Sunday, July 29, 2012

Pope Benedict Didn’t Look Behind the Scenes

Pope Benedict Didn’t Look Behind the Scenes / Yoaxis Marcheco Suárez
Translator: Unstated, Yoaxis Marcheco Suárez   

In Cuba there is the habit of arranging or accommodating things so as to keep up appearances, while the reality and the truth remains behind the curtain. So it usually happens in businesses, offices, agencies and ministries. Lying is so natural and inventing figures and adulterating statistics so common, that we can now say that we Cubans have lived the story and the bad idea for a long time. Invention has saturates all the spaces at all levels, clearly we can’t leave this behind, the greatest storytelling, the most fallacious, is the State.

So, this great machinery of invention was put into practice during the visit of Pope Benedict XVI. Specialized as it is to invent images and pretend that’s not what they are, the created a whole march of the combative people, where hypnotized masses in the strictest order and most militarized discipline waited, listened, cheered and said goodbye to the Pope.

A considerable number of those attending the masses offered by the Pontiff both in Santiago de Cuba as in Havana attended not because the Pope is of interest to them, much less the Catholic Church, but because the Revolution called them to line the streets and plazas and make up the number, so that the world would see a fierce and respectful people show consideration to the leader of the Catholics. Benedict appeared dazzled by by crowd listening to his homilies and did not notice, or at least pretended not to very well, what was happening behind the scenes.

Among the crowd and all around it a strong police cordon was set up, belonging to the organs of State Security, the mission was not to let opponents or dissidents enter the plazas. Despite the measures and precaution, some could express themselves, still it ended in assaults and blows by the Cuban Red Cross, which should have been neutral. Although the aggression occurred only a few yards from the Pope, he took a cold political attitude and showed no sign, then or later, of giving any importance to the event.

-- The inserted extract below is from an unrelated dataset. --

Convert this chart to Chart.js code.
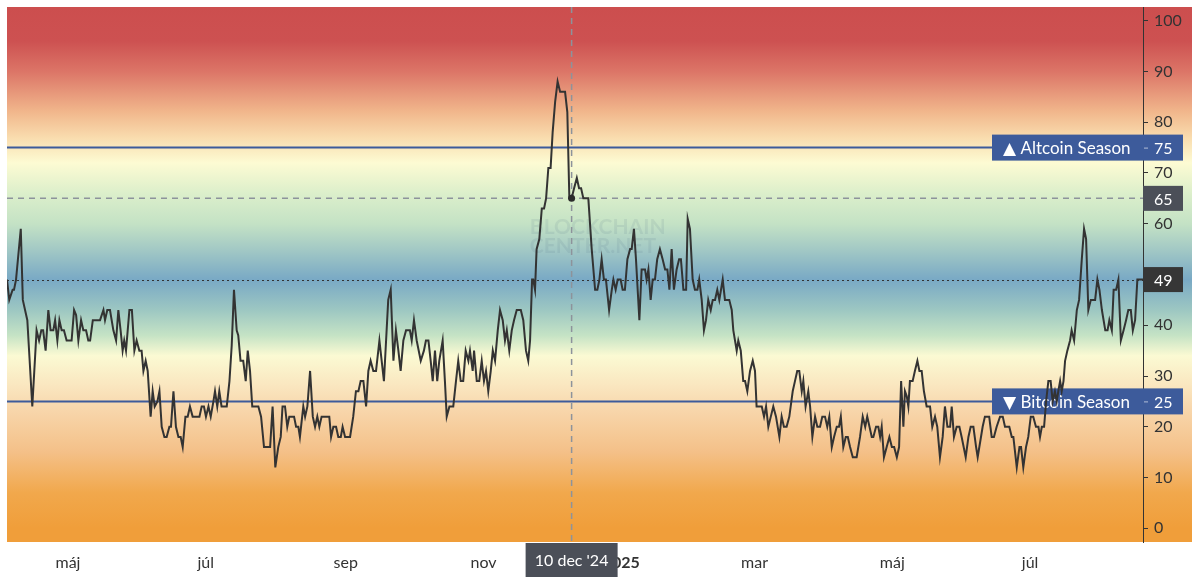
<!DOCTYPE html>
<html><head><meta charset="utf-8">
<script src="https://cdn.jsdelivr.net/npm/chart.js@4/dist/chart.umd.min.js"></script>
<style>html,body{margin:0;padding:0;background:#fff;}#wrap{width:1200px;height:582px;position:relative;}</style>
</head><body><div id="wrap"><canvas id="c" width="1200" height="582"></canvas></div>
<script>
// ---- data (days counted from START) ----
const START = '2024-04-04';
const dayOffsets = [
  0,1,2.5,3.1,4,6.1,7,9,11.2,13.1, 14.2,15.2,16,17.1,18.3,19.3,20.5,21.3,22.3,23.2,
  24.2,25.2,26.4,28.6,29.7,30.6,31.6,32.8,33.8,35, 36,36.8,38,41.2,42.7,43.4,44.4,45.6,47.1,48.3,
  49.3,50.3,51.2,51.9,52.7,54.2,55.3,56.4,57.4,58.6, 59.6,60.4,61.4,62.3,63.6,64.5,65.4,66.6,67.5,68.5,
  69.7,70.7,71.9,72.6,73.7,74.8,75.9,76.9,77.8,79, 80,81,82.2,85.2,86.2,87.2,88.1,89.2,90.2,91.4,
  92.1,93.1,94,95,97.3,98.5,99.5,100.5,101.7,102.4, 103.4,104.6,105.7,106.6,107.6,108.6,111.3,112.5,113.8,116.5,
  117.6,118.8,120.1,121.2,122,123.1,124.1,125,127.1,128, 129,
  129.7,131.2,132,133,134.2,135.4,136.4,137.4,138.3,139.3, 142.7,143.5,144.5,145.7,146.7,147.8,148.6,149.7,151.9,153.3,
  154.5,155.6,156.6,157.8,159,160,161,162.2,163.4,164.9, 165.9,166.9,168.8,169.9,171.1,172.2,173.3,174.3,175.5,176.7,
  178.4,179.2,180.2,181.4,183.2,184.6,185.5,186.6,187.6,188.5, 189.5,190.5,191.4,192.9,193.9,194.7,195.9,197.6,198.8,199.8,
  200.9,202,203.1,204.3,205,206.2,206.8,208,209.1,210.2, 211.2,212.1,213.1,214.2,215.1,216.1,217.3,218.3,219.5,220.5,
  221.3,222.4,223.5,224.5,225.7,227.5,228.6,229.8,230.8,231.6, 232.5,
  233,233.8,234.5,235.7,236.8,237.8,238.7,239.7,240.7,241.6, 242.7,243.8,244.9,247.1,248.1,249,250,251.1,252.3,253.3,
  254.2,255.2,257.4,258.9,
  260.4,261.4,262.3,263.3,264.3,265.2,266.6,267.8,268.5,269.5, 270.4,271.7,272.6,273.6,274.7,275.9,276.6,277.6,278.5,280,
  281,282.5,283.2,284,285,285.9,286.9,287.9,289.1,290.3, 291.4,292.4,293.3,294.3,295.3,296.5,297.6,298.4,299.5,300.7,
  301.4,302.4,303.6,304.6,305.7,306.5,307.6,308.6,309.5,310.5, 311.6,312.5,313.5,314.5,315.4,316.9,317.9,319.8,320.9,321.6,
  323.1,323.8,324.9,326,326.8,327.8,329,330.2,331.2,331.9, 334.2,335.2,336.1,337.1,338.2,339.3,340.5,342,343,344,
  345.2,346.4,347.9,348.9,349.9,350.8,351.9,352.6,353.6,354.8, 355.6,356.6,357.8,358.8,360,361,362.2,363.2,364.1,365.2,
  366.2,367.4,368.4,369.2,370.3,371.4,372.3,373.3,374.5,376.2, 377.7,378.9,380,380.9,382.9,
  383.6,384.8,385.8,386.6,387.3,388.3,389.5,390.7,391.8,392.8, 394,395,395.9,396.9,397.6,398.4,399.1,399.8,401,402,
  403.1,404,405,406,407.2,408.7,409.7,410.9,411.9,413.1, 414.3,415.3,416.4,417.6,418.3,419.3,420.5,421.7,422.7,424.5,
  425.7,426.7,427.9,429.1,429.8,432,433,434.9,436,437, 438.2,439.7,
  440.9,441.9,443.8,444.9,445.6,447.1,448.3,449,450,451.2, 452.2,453.3,454.4,455.6,456.7,457.4,458.2,459.2,460.1,461.1,
  462.1,463,464,464.8,465.5,466.3,467,467.8,468.5,469.5, 470.7,471.4,472.5,473.7,474.7,475.9,476.9,477.8,478.8,479.9,
  481.8,482.8,483.7,484.8,486.3,487.3,488.1,489.2,490,491.1, 492.1,493.2,494.4,495.5,496.5,497.6,498.5,499.5,500.5,503
];
const indexValues = [
  49,45,47,47,49,59,45,41,24,39, 37,39,39,35,43,39,39,41,37,41,
  39,39,37,37,43,42,37,41,39,39, 37,37,41,41,43,41,43,43,39,37,
  43,39,35,37,35,43,43,35,37,35, 35,31,33,31,22,27,24,25,27,20,
  18,18,20,20,27,20,18,18,16,22, 22,24,22,22,24,24,22,24,22,25,
  27,24,27,24,24,29,36,47,39,38, 33,33,29,35,31,24,24,22,16,16,
  24,12,16,18,24,24,20,22,22,20, 20,
  18,24,22,24,31,22,20,22,20,22, 22,18,20,20,18,18,20,18,18,22,
  27,27,29,29,24,31,33,31,31,37, 33,29,45,47,33,39,35,31,37,39,
  39,37,41,37,33,35,37,37,33,29, 35,29,33,37,29,22,24,24,29,33,
  29,29,35,33,35,31,35,29,29,33, 29,31,27,31,35,33,39,43,41,37,
  39,35,39,41,43,43,41,35,33,37, 49,
  49,47,55,57,63,63,65,71,71,78, 84,88,86,86,82,65,65,67,69,67,
  67,65,65,55,
  47,47,49,53,49,49,43,47,49,47, 49,49,47,47,53,55,55,59,53,41,
  51,51,49,51,45,49,49,53,55,53, 51,51,47,55,47,51,53,53,47,47,
  61,59,49,47,47,49,45,39,41,45, 43,45,45,47,45,49,45,45,43,39,
  35,37,35,29,29,27,31,33,31,24, 24,22,24,20,22,24,22,18,22,20,
  20,22,27,29,31,31,27,29,24,27, 24,18,22,20,20,22,22,20,22,16,
  18,20,20,22,16,18,18,16,14,14, 18,22,20,22,18,
  18,20,20,18,20,14,16,18,16,16, 14,16,29,20,27,26,24,29,29,31,
  33,31,31,27,24,24,20,22,20,14, 18,24,20,20,24,18,20,20,18,14,
  18,20,20,16,14,20,22,22,18,18, 20,22,
  22,20,20,18,18,12,16,16,12,16, 18,22,22,20,20,18,20,20,25,29,
  29,25,27,25,27,29,27,29,33,35, 37,39,37,43,45,53,59,57,43,45,
  45,49,47,43,39,39,41,39,47,47, 49,37,39,41,43,43,39,41,49,49
];
const monthTickDates = ['2024-05-01','2024-07-01','2024-09-01','2024-11-01','2025-01-01','2025-03-01','2025-05-01','2025-07-01'];
const monthTickLabels = ['máj','júl','sep','nov','2025','mar','máj','júl'];
const yTickValues = [0,10,20,30,40,50,60,70,80,90,100];
const seasonLevels = [75, 25];
const seasonLabels = ['▲ Altcoin Season', '▼ Bitcoin Season'];
const currentValue = 49;
const hoverDate = '2024-12-10';
const hoverLabel = "10 dec '24";
const watermarkLines = ['BLOCKCHAIN', 'CENTER.NET'];
// background colour scale (index value -> colour)
const bgStopValues = [102.7, 96, 90, 82, 77, 72, 66, 60, 55, 49, 43, 38, 34, 28, 24, 15, 7, 0, -2.7];
const bgStopColors = ['#cc4e4e','#cd5151','#dc7567','#f1b78c','#f9dcae','#fdfbd3','#dcefcb','#c4e2c5','#a3c9c5','#79a9c5','#9dc7c2','#c5e3c5','#fbfad3','#fae6bf','#f8d8ae','#f4c088','#f1a84c','#f09e3a','#f09e3a'];

const Y_MIN = -2.7, Y_MAX = 102.7;
const FONT = "Lato, 'DejaVu Sans', sans-serif";

function dayOf(iso){
  const p = iso.split('-').map(Number);
  const s = START.split('-').map(Number);
  return Math.round((Date.UTC(p[0],p[1]-1,p[2]) - Date.UTC(s[0],s[1]-1,s[2]))/86400000);
}
const monthTickDays = monthTickDates.map(dayOf);
const hoverDay = dayOf(hoverDate);
const hoverIdx = dayOffsets.indexOf(hoverDay);
const hoverValue = indexValues[hoverIdx];
const points = dayOffsets.map((d,i)=>({x:d, y:indexValues[i]}));

const overlay = {
  id:'overlay',
  beforeDraw(chart){
    const {ctx, chartArea:a, scales:{y}} = chart;
    const top = y.getPixelForValue(Y_MAX), bot = y.getPixelForValue(Y_MIN);
    const g = ctx.createLinearGradient(0, top, 0, bot);
    bgStopValues.forEach((v,i)=>{
      g.addColorStop(Math.min(1,Math.max(0,(Y_MAX - v)/(Y_MAX - Y_MIN))), bgStopColors[i]);
    });
    ctx.save();
    ctx.fillStyle = g;
    ctx.fillRect(a.left, a.top, y.right - a.left, a.bottom - a.top);
    ctx.restore();
  },
  beforeDatasetsDraw(chart){
    const {ctx, chartArea:a, scales:{x,y}} = chart;
    ctx.save();
    // watermark
    ctx.font = "bold 21px " + FONT;
    ctx.fillStyle = 'rgba(70,100,130,0.11)';
    ctx.textAlign = 'left'; ctx.textBaseline = 'alphabetic';
    const wx = x.getPixelForValue(231.5);
    ctx.fillText(watermarkLines[0], wx, y.getPixelForValue(57.9));
    ctx.fillText(watermarkLines[1], wx, y.getPixelForValue(54.2));
    // current value dotted line
    const cy = Math.round(y.getPixelForValue(currentValue)) + 0.5;
    ctx.strokeStyle = '#333'; ctx.lineWidth = 1; ctx.setLineDash([2,3]);
    ctx.beginPath(); ctx.moveTo(a.left, cy); ctx.lineTo(a.right, cy); ctx.stroke();
    // crosshair
    const hx = x.getPixelForValue(hoverDay), hy = y.getPixelForValue(hoverValue);
    ctx.strokeStyle = '#8d939b'; ctx.lineWidth = 1.5; ctx.setLineDash([6,5]);
    ctx.beginPath(); ctx.moveTo(a.left, hy); ctx.lineTo(a.right, hy); ctx.stroke();
    ctx.beginPath(); ctx.moveTo(hx, a.top); ctx.lineTo(hx, a.bottom + 4); ctx.stroke();
    ctx.setLineDash([]);
    // season lines and boxes
    seasonLevels.forEach((lv,i)=>{
      const ly = y.getPixelForValue(lv);
      const boxL = a.right - 151, boxR = y.left + 40;
      ctx.strokeStyle = '#3d5b9b'; ctx.lineWidth = 2;
      ctx.beginPath(); ctx.moveTo(a.left, ly); ctx.lineTo(boxL, ly); ctx.stroke();
      ctx.fillStyle = '#3d5b9b';
      ctx.fillRect(boxL, ly - 13, boxR - boxL, 26);
      ctx.fillStyle = '#ffffff';
      ctx.font = "17px " + FONT; ctx.textBaseline = 'middle'; ctx.textAlign = 'left';
      ctx.fillText(seasonLabels[i], boxL + 11, ly + 1);
      ctx.font = "16px " + FONT;
      ctx.fillText(String(lv), y.left + 11, ly + 1);
      ctx.strokeStyle = 'rgba(255,255,255,0.6)'; ctx.lineWidth = 1;
      ctx.beginPath(); ctx.moveTo(y.left + 1, ly + 0.5); ctx.lineTo(y.left + 5, ly + 0.5); ctx.stroke();
    });
    ctx.restore();
  },
  afterDatasetsDraw(chart){
    const {ctx, scales:{x,y}} = chart;
    ctx.save();
    ctx.fillStyle = '#2b2b2b';
    ctx.beginPath(); ctx.arc(x.getPixelForValue(hoverDay), y.getPixelForValue(hoverValue), 3.5, 0, Math.PI*2); ctx.fill();
    ctx.restore();
  },
  afterDraw(chart){
    const {ctx, chartArea:a, scales:{x,y}} = chart;
    ctx.save();
    ctx.font = "16px " + FONT; ctx.textBaseline = 'middle'; ctx.textAlign = 'left';
    // axis value boxes
    [[hoverValue,'#4b4f58'],[currentValue,'#363636']].forEach(([v,c])=>{
      const py = y.getPixelForValue(v);
      ctx.fillStyle = c; ctx.fillRect(y.left, py - 12.5, 40, 25);
      ctx.fillStyle = '#fff'; ctx.fillText(String(v), y.left + 11, py + 1);
    });
    // date label at crosshair
    const hx = x.getPixelForValue(hoverDay);
    ctx.fillStyle = '#4b4f58';
    ctx.fillRect(hx - 46, a.bottom + 1, 92, 34);
    ctx.fillStyle = '#fff'; ctx.textAlign = 'center';
    ctx.fillText(hoverLabel, hx, a.bottom + 19);
    ctx.restore();
  }
};

new Chart(document.getElementById('c'), {
  type:'line',
  data:{ datasets:[{
    data: points,
    borderColor:'#333333', borderWidth:2, pointRadius:0, tension:0, fill:false
  }]},
  options:{
    responsive:false, animation:false, maintainAspectRatio:false,
    layout:{padding:{left:7, top:7, right:8, bottom:0}},
    plugins:{legend:{display:false}, tooltip:{enabled:false}},
    events:[],
    scales:{
      x:{
        type:'linear', min:0, max:503,
        grid:{display:false, drawTicks:false}, border:{display:false},
        afterBuildTicks:(s)=>{ s.ticks = monthTickDays.map(v=>({value:v})); },
        afterFit:(s)=>{ s.height = 40; s.paddingLeft = 0; s.paddingRight = 0; },
        ticks:{
          autoSkip:false, maxRotation:0, padding:11, color:'#333',
          callback:(v,i)=>monthTickLabels[i],
          font:(c)=>({family:FONT, size:16, weight: monthTickLabels[c.index]==='2025' ? 'bold' : 'normal'})
        }
      },
      y:{
        type:'linear', position:'right', min:Y_MIN, max:Y_MAX,
        afterBuildTicks:(s)=>{ s.ticks = yTickValues.map(v=>({value:v})); },
        afterFit:(s)=>{ s.width = 49; s.paddingTop = 0; s.paddingBottom = 0; },
        grid:{drawOnChartArea:false, tickLength:5, color:'#333', tickWidth:1},
        border:{color:'#333', width:1},
        ticks:{padding:6, color:'#333', font:{family:FONT, size:16}}
      }
    }
  },
  plugins:[overlay]
});
</script>
</body></html>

Nor did he give any importance to the hundreds of detainees, some in prisons and others in their homes, among these later were my husband and I, guarded all night the night before the mass in the Plaza of the Revolution in Havana, and through the whole time this lasted, in the house of some fellow servants in the faith, who gave us asylum and showed their solidarity and friendship, witnesses also to the arbitrariness of the repressive forces of the Cuban government.

Benedict XVI has refused to offer an opinion on what happened with the Cuban dissidents during his visit, he refused to listen to them and bring them under his spiritual protection. Cardinal Jaime Ortega, in addition, was hostile toward the opponents and too servile and cloying with respect to the authorities. It seems that the Cuban Catholic Church and the highest levels at the Vatican have given their approval to the Cuban dictatorship. It would not be the first time that Catholics made pacts with the powerful and with bad governments.

For my part, I who did see what happened behind the scenes, because I was behind them, say and will say what happened in Cuba during the visit of Pope Benedict XVI, particularly from my own experience, which although I am not Catholic and have no interest in being in the close presence of this person, was placed under house arrest, watched for hours as if I were a criminal and held incommunicado because, like many others, my husband’s cellphone was cut off and silenced from before the mass and several days afterwards.

Benedict did not see this, or pretended that he did not, so delighted was he with the false theater, while behind the scenes the reality was very different from the appearances.